Empresas y finanzas

Argentine storms to help grain output, hurt quality

By Hugh Bronstein

BUENOS AIRES (Reuters) - Argentine grains output will benefit from this year's early and potent arrival of El Nino-related rains, but low crop quality linked to flooding is likely to undermine the expected increase in soy and corn volume.

Consumer nations hope South American breadbaskets Argentina and Brazil can help bolster global food stocks cut by dry weather in grains behemoths Russia and the United States.

The violent storms that pelted the Argentine Pampas in August and September allowed growers to plant in areas usually too dry for farming. On the downside, corn sowing has been bogged down by mud while floodwaters hit some wheat crops, making them vulnerable to quality-sapping pests and fungi.

"This year's El Nino effect has been one of the earliest on record, and one of the most chaotic," said Eduardo Sierra, climate adviser to the Buenos Aires Grains Exchange. "The effects will include high volume but low crop quality."

El Nino, a climate pattern characterized by warm ocean temperatures in the tropical Pacific, tends to bring rain to South America's grains belt.

Most climate experts expect a net increase in 2012/13 output that should at least help stabilize soaring global prices of grains, but this year's fickle weather could bring more surprises.

"Let's not pop the champagne until the harvests are in, and maybe even sold, because the weather will remain very unstable and could do more damage than expected," Sierra said.

The U.S. farm belt is coming off its worst drought in half a century and Russia's wheat crop is down more than a quarter from last year. The losses have lit a fire under Chicago grains futures, propelling wheat 31 percent higher since January, while soy has jumped by more than 28 percent and corn 17 percent.

Argentina is a top supplier of all three crops.

Sierra said this year's unusual weather could set the stage for Argentina to produce the record 55 million metric tons of soybeans and the record 28 million metric tons of corn forecast by the U.S. Department of Agriculture. The USDA sees Argentina's 2012/13 wheat output at 11.5 million metric tons.

About 1 million hectares (2.5 million acres) of prime Buenos Aires farmland will probably be ruined by floods this season, Sierra said.

"Nonetheless," he added, "the rains have increased the overall area in Argentina that can be used for agriculture this year, amply compensating for the losses."

Argentina says 2012/13 production of soy, its top crop, could smash previous records and hit 58 million metric tons. This year's planting is just beginning.

The country is the world's biggest exporter of soyoil, used in biofuels, and of soymeal animal feed used as far away as China, where the new middle class has begun a love affair with beefsteak.

WACKY WEATHER

The storms that have dominated Argentina's 2012/13 grains season began in August, when Buenos Aires province usually gets about 25 millimeters (1 inch) of water. This year Buenos Aires and surrounding areas received 290mm, flooding farm areas that were inundated again 30 days later by El Nino-related showers.

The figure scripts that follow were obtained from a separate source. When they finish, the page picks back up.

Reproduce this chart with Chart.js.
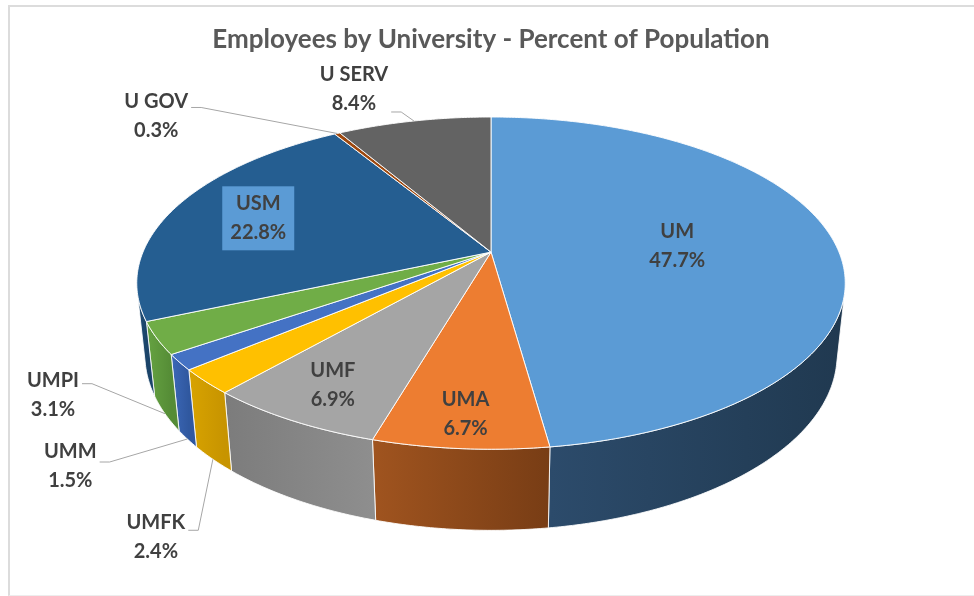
<!DOCTYPE html>
<html>
<head>
<meta charset="utf-8">
<title>Employees by University</title>
<script src="https://cdn.jsdelivr.net/npm/chart.js@4.4.0/dist/chart.umd.min.js"></script>
<style>
  html, body { margin: 0; padding: 0; background: #fff; }
  #wrap { position: relative; width: 974px; height: 596px; overflow: hidden; }
  #frame {
    position: absolute; left: 8px; top: 5px; right: -4px; bottom: 0;
    border-left: 2px solid #DCDCDC; border-top: 2px solid #DCDCDC; border-bottom: 1px solid #EDEDED;
  }
  #pieChart { position: absolute; left: 0; top: 0; }
</style>
</head>
<body>
<div id="wrap">
  <div id="frame"></div>
  <canvas id="pieChart" width="974" height="596"></canvas>
</div>
<script>
/* ======================================================
   Data
=========================================================*/
const universities = ["UM", "UMA", "UMF", "UMFK", "UMM", "UMPI", "USM", "U GOV", "U SERV"];
const percentOfPopulation = [47.7, 6.7, 6.9, 2.4, 1.5, 3.1, 22.8, 0.3, 8.4];

/* ======================================================
   Styles
=========================================================*/
const sliceColors = ["#5B9BD5", "#ED7D31", "#A5A5A5", "#FFC000", "#4472C4", "#70AD47", "#255E91", "#9E480E", "#636363"];
// side wall shading, [left, right]
const wallColors = [
  ["#2C4B6B", "#203950"],
  ["#A0541F", "#783D15"],
  ["#7C7C7C", "#8E8E8E"],
  ["#D8A300", "#C79400"],
  ["#3C68B8", "#30589F"],
  ["#66A342", "#558C36"],
  ["#1F4E79", "#1B4469"],
  ["#7E390B", "#6E320A"],
  ["#4F4F4F", "#444444"]
];
const textColor = "#404040";
const labelFont = "bold 20px Lato";
const lineGap = 29;

// label placement: inside labels sit at a fraction of the radius,
// callouts are offset from the rim point of their slice
const insideLabels = { "UM": 0.54, "UMA": 0.85, "UMF": 0.82, "USM": 0.73 };
const boxedLabels = { "USM": "#5B9BD5" };
const calloutLabels = {
  "UMFK": { dx: -57, dy: 78, attach: -7 },
  "UMM": { dx: -117, dy: 27, attach: -4 },
  "UMPI": { dx: -112, dy: -19, attach: -11 },
  "U GOV": { dx: -181, dy: -17, attach: -9 },
  "U SERV": { dx: -60, dy: -32, attach: 23 }
};

/* ======================================================
   Perspective helpers
=========================================================*/
function makeCamera(arc, opts) {
  const tilt = opts.tilt * Math.PI / 180;
  return {
    cx: arc.x,
    cy: arc.y,
    f: arc.outerRadius * opts.distance,
    L: opts.distance,
    sa: Math.sin(tilt),
    ca: Math.cos(tilt),
    depth: opts.depth
  };
}

// t = fraction of radius, z = height (0 top face, negative downwards)
function project(cam, theta, t, z) {
  const u = t * Math.cos(theta), v = t * Math.sin(theta);
  const d = cam.L - v * cam.ca - z * cam.sa;
  return {
    x: cam.cx + cam.f * u / d,
    y: cam.cy + cam.f * (v * cam.sa - z * cam.ca) / d
  };
}

function rimPoints(cam, from, to, z) {
  const steps = Math.max(2, Math.ceil(Math.abs(to - from) / 0.01));
  const pts = [];
  for (let k = 0; k <= steps; k++) {
    pts.push(project(cam, from + (to - from) * k / steps, 1, z));
  }
  return pts;
}

/* ======================================================
   3D pie plugin (draws the library's arc elements in perspective)
=========================================================*/
const pie3d = {
  id: "pie3d",
  beforeDatasetDraw(chart, args, opts) {
    const ctx = chart.ctx;
    const arcs = args.meta.data;
    const cam = makeCamera(arcs[0], opts);
    const f0 = Math.asin(Math.min(1, 1 / (cam.L * cam.ca)));
    const f1 = Math.PI - f0;

    ctx.save();
    ctx.lineJoin = "round";

    // walls
    arcs.forEach((arc, i) => {
      const a = Math.max(arc.startAngle, f0);
      const b = Math.min(arc.endAngle, f1);
      if (a >= b) return;
      const top = rimPoints(cam, a, b, 0);
      const bottom = rimPoints(cam, b, a, -cam.depth);
      ctx.beginPath();
      top.concat(bottom).forEach((p, k) => (k ? ctx.lineTo(p.x, p.y) : ctx.moveTo(p.x, p.y)));
      ctx.closePath();
      const xs = top.map((p) => p.x);
      const g = ctx.createLinearGradient(Math.min(...xs), 0, Math.max(...xs), 0);
      g.addColorStop(0, wallColors[i][0]);
      g.addColorStop(1, wallColors[i][1]);
      ctx.fillStyle = g;
      ctx.fill();
      ctx.strokeStyle = "rgba(255,255,255,0.85)";
      ctx.lineWidth = 1;
      ctx.stroke();
    });

    // top face
    arcs.forEach((arc) => {
      const o = arc.options;
      const rim = rimPoints(cam, arc.startAngle, arc.endAngle, 0);
      ctx.beginPath();
      ctx.moveTo(cam.cx, cam.cy);
      rim.forEach((p) => ctx.lineTo(p.x, p.y));
      ctx.closePath();
      ctx.fillStyle = o.backgroundColor;
      ctx.fill();
      ctx.strokeStyle = o.borderColor;
      ctx.lineWidth = o.borderWidth;
      ctx.stroke();
    });

    ctx.restore();
    return false;
  },

  afterDatasetsDraw(chart, args, opts) {
    const ctx = chart.ctx;
    const meta = chart.getDatasetMeta(0);
    const values = chart.data.datasets[0].data;
    const cam = makeCamera(meta.data[0], opts);

    ctx.save();
    ctx.font = labelFont;
    ctx.textAlign = "center";
    ctx.textBaseline = "middle";

    meta.data.forEach((arc, i) => {
      const name = chart.data.labels[i];
      const lines = [name, values[i].toFixed(1) + "%"];
      const mid = (arc.startAngle + arc.endAngle) / 2;
      let cx, cy;

      if (insideLabels[name] !== undefined) {
        const p = project(cam, mid, insideLabels[name], 0);
        cx = p.x; cy = p.y;
        if (boxedLabels[name]) {
          ctx.fillStyle = boxedLabels[name];
          ctx.fillRect(cx - 36, cy - 32, 72, 64);
        }
      } else if (calloutLabels[name]) {
        const c = calloutLabels[name];
        const anchor = project(cam, mid, 1, Math.sin(mid) > 0 ? -cam.depth : 0);
        cx = anchor.x + c.dx;
        cy = anchor.y + c.dy;
        const w = Math.max(...lines.map((s) => ctx.measureText(s).width));
        const xr = cx + w / 2 + 3;
        const ya = cy + c.attach;
        ctx.beginPath();
        ctx.moveTo(xr, ya);
        ctx.lineTo(xr + 10, ya);
        ctx.lineTo(anchor.x, anchor.y);
        ctx.strokeStyle = "#A6A6A6";
        ctx.lineWidth = 1;
        ctx.stroke();
      } else {
        return;
      }

      ctx.fillStyle = textColor;
      ctx.fillText(lines[0], cx, cy - lineGap / 2);
      ctx.fillText(lines[1], cx, cy + lineGap / 2);
    });

    ctx.restore();
  }
};

/* ======================================================
   Chart
=========================================================*/
new Chart(document.getElementById("pieChart"), {
  type: "pie",
  data: {
    labels: universities,
    datasets: [
      {
        data: percentOfPopulation,
        backgroundColor: sliceColors,
        borderColor: "rgba(255,255,255,0.9)",
        borderWidth: 1
      }
    ]
  },
  options: {
    responsive: false,
    animation: false,
    events: [],
    radius: 348,
    layout: { padding: { left: 8, right: 0, top: 0, bottom: 157 } },
    plugins: {
      legend: { display: false },
      tooltip: { enabled: false },
      title: {
        display: true,
        text: "Employees by University - Percent of Population",
        color: "#595959",
        font: { family: "Lato", size: 26, weight: "bold", lineHeight: 1.2 },
        padding: { top: 24, bottom: 10 }
      },
      pie3d: { tilt: 27.43, distance: 4.754, depth: 0.234 }
    }
  },
  plugins: [pie3d]
});
</script>
</body>
</html>
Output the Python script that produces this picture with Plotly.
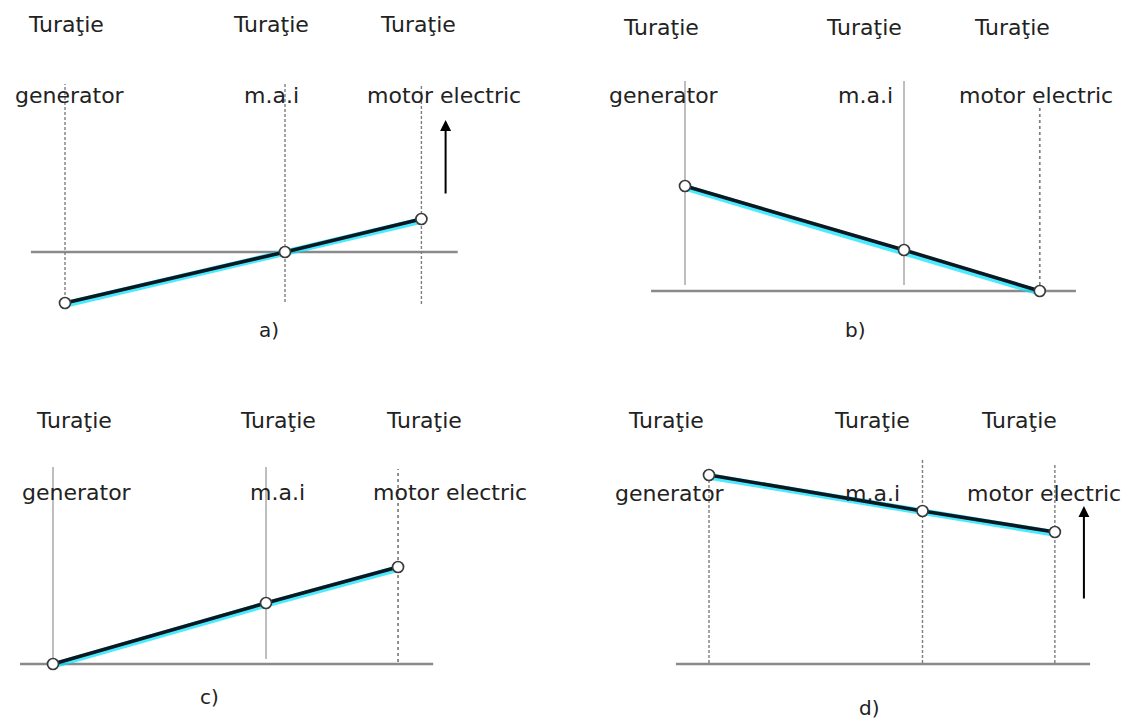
import plotly.graph_objects as go

W, H = 1138, 721

# Lever positions of the three shafts (generator, m.a.i, motor electric)
SHAFT_X = [0.0, 1.0, 1.62]
TOP_LABEL = "Turaţie"
SHAFT_NAMES = ["generator", "m.a.i", "motor electric"]

# Relative shaft speeds for the four operating modes
SPEED_A = [-51, 0, 33]
SPEED_B = [105, 41, 0]
SPEED_C = [0, 61, 97]
SPEED_D = [189, 153, 132]

PANEL_TAGS = ["a)", "b)", "c)", "d)"]

FONT = "DejaVu Sans"
TEXT_COLOR = "#222222"
LEVER_COLOR = "#0a1822"
GLOW_COLOR = "rgba(0,225,255,0.7)"
BASE_COLOR = "#8a8a8a"
GUIDE_COLOR = "#7e7e7e"

# Page layout of each panel (pixels): frame, generator shaft x, px per lever unit,
# baseline y, label rows and label centres, shaft line styles and extents.
PANELS = [
    dict(speeds=SPEED_A, tag=PANEL_TAGS[0], frame=(0, 569, 0, 360), gx=65, ux=220, by=252,
         rows=(25, 96), top_cx=(66, 271, 418), bot_cx=(70, 271, 444), tag_xy=(269, 330),
         styles=("dash", "dash", "dash"), tops=(168, 168, 168), bottoms=(-53, -50, -52),
         arrow=(1.73, 57, 132)),
    dict(speeds=SPEED_B, tag=PANEL_TAGS[1], frame=(569, 1138, 0, 360), gx=685, ux=219, by=291,
         rows=(28, 96), top_cx=(661, 864, 1012), bot_cx=(664, 865, 1036), tag_xy=(855, 330),
         styles=("solid", "solid", "dot"), tops=(210, 210, 183), bottoms=(6, 6, 0),
         arrow=None),
    dict(speeds=SPEED_C, tag=PANEL_TAGS[2], frame=(0, 569, 360, 721), gx=53, ux=213, by=664,
         rows=(420, 492), top_cx=(74, 278, 424), bot_cx=(77, 277, 450), tag_xy=(209, 697),
         styles=("solid", "solid", "dot"), tops=(197, 197, 195), bottoms=(0, 5, 2),
         arrow=None),
    dict(speeds=SPEED_D, tag=PANEL_TAGS[3], frame=(569, 1138, 360, 721), gx=709, ux=213.5, by=664,
         rows=(420, 493), top_cx=(666, 872, 1019), bot_cx=(670, 872, 1044), tag_xy=(869, 708),
         styles=("dash", "dash", "dash"), tops=(189, 204, 201), bottoms=(1, 1, 1),
         arrow=(1.756, 64, 158)),
]

DASHES = {"solid": "solid", "dash": "3px,2px", "dot": "3px,3px"}
WIDTHS = {"solid": 1.0, "dash": 1.4, "dot": 1.7}
LABEL_SIZE = 22

fig = go.Figure()
shapes = []
annotations = []
layout_axes = {}


def px(x):
    return x / W


def py(y):
    return 1 - y / H


for k, p in enumerate(PANELS, start=1):
    xa, ya = f"x{k}", f"y{k}"
    x0, x1, y0, y1 = p["frame"]
    layout_axes[f"xaxis{k}"] = dict(
        domain=[px(x0), px(x1)],
        range=[(x0 - p["gx"]) / p["ux"], (x1 - p["gx"]) / p["ux"]],
        visible=False, anchor=ya, fixedrange=True,
    )
    layout_axes[f"yaxis{k}"] = dict(
        domain=[py(y1), py(y0)],
        range=[p["by"] - y1, p["by"] - y0],
        visible=False, anchor=xa, fixedrange=True,
    )

    # zero-speed baseline
    shapes.append(dict(type="line", xref=xa, yref=ya, x0=-0.155, x1=1.785, y0=0, y1=0,
                       line=dict(color=BASE_COLOR, width=2.5), layer="below"))
    # shaft guide lines
    for sx, st, top, bot in zip(SHAFT_X, p["styles"], p["tops"], p["bottoms"]):
        shapes.append(dict(type="line", xref=xa, yref=ya, x0=sx, x1=sx, y0=bot, y1=top,
                           line=dict(color=GUIDE_COLOR, width=WIDTHS[st], dash=DASHES[st]),
                           layer="below"))

    speeds = p["speeds"]
    # soft cyan halo under the lever
    fig.add_trace(go.Scatter(x=SHAFT_X, y=[v - 1.5 for v in speeds], mode="lines",
                             line=dict(color=GLOW_COLOR, width=6.5), xaxis=xa, yaxis=ya,
                             hoverinfo="skip", showlegend=False))
    # lever line with shaft nodes
    fig.add_trace(go.Scatter(x=SHAFT_X, y=speeds, mode="lines+markers",
                             line=dict(color=LEVER_COLOR, width=3.6),
                             marker=dict(size=11, color="white",
                                         line=dict(color="#3a3a3a", width=1.7)),
                             xaxis=xa, yaxis=ya, cliponaxis=False, showlegend=False,
                             text=SHAFT_NAMES, hovertemplate="%{text}: %{y}<extra></extra>"))

    # labels
    for cx in p["top_cx"]:
        annotations.append(dict(text=TOP_LABEL, x=px(cx), y=py(p["rows"][0]), xref="paper",
                                yref="paper", showarrow=False, xanchor="center",
                                yanchor="middle", font=dict(family=FONT, size=LABEL_SIZE,
                                                            color=TEXT_COLOR)))
    for cx, name in zip(p["bot_cx"], SHAFT_NAMES):
        annotations.append(dict(text=name, x=px(cx), y=py(p["rows"][1]), xref="paper",
                                yref="paper", showarrow=False, xanchor="center",
                                yanchor="middle", font=dict(family=FONT, size=LABEL_SIZE,
                                                            color=TEXT_COLOR)))
    tx, ty = p["tag_xy"]
    annotations.append(dict(text=p["tag"], x=px(tx), y=py(ty), xref="paper", yref="paper",
                            showarrow=False, xanchor="center", yanchor="middle",
                            font=dict(family=FONT, size=20, color=TEXT_COLOR)))

    # direction arrow
    if p["arrow"]:
        ax_x, tail, head = p["arrow"]
        annotations.append(dict(x=ax_x, y=head, ax=ax_x, ay=tail, xref=xa, yref=ya,
                                axref=xa, ayref=ya, text="", showarrow=True,
                                arrowhead=2, arrowsize=1.1, arrowwidth=2,
                                arrowcolor="#000000"))

fig.update_layout(
    width=W, height=H,
    margin=dict(l=0, r=0, t=0, b=0),
    paper_bgcolor="white", plot_bgcolor="white",
    showlegend=False,
    shapes=shapes,
    annotations=annotations,
    **layout_axes,
)

fig.write_html("out.html")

"For 60 percent of the agriculture business in Argentina, El Nino-induced weather will be positive, the other 40 percent will have varying degrees of losses," said Anthony Deane, head of consultancy Weather Wise Argentina.

He forecasts that southern Brazil, which produces half of that country's soy, will get too much rain while the other half of the crop receives too little.

Considering the damage that the weather will do to crop quality in the 2012/13 season, Deane warns that consumers might end up disappointed with the amount of downward pressure that the region's output puts on international grains prices.

The back and forth of clashing weather systems will likely delay soy collection while hurting harvest quality, especially in southern Brazil, Deane said.

"Argentine soybeans should suffer a little less, because rainfall volume will be less over the long run than in southern Brazil," Deane said.

He forecasts moderate rains in November, which should give soy planting a good start.

"But," he added, "we expect excess rainfall again in December, which means that an important percentage of planned planting of soybeans will not be able to get completed."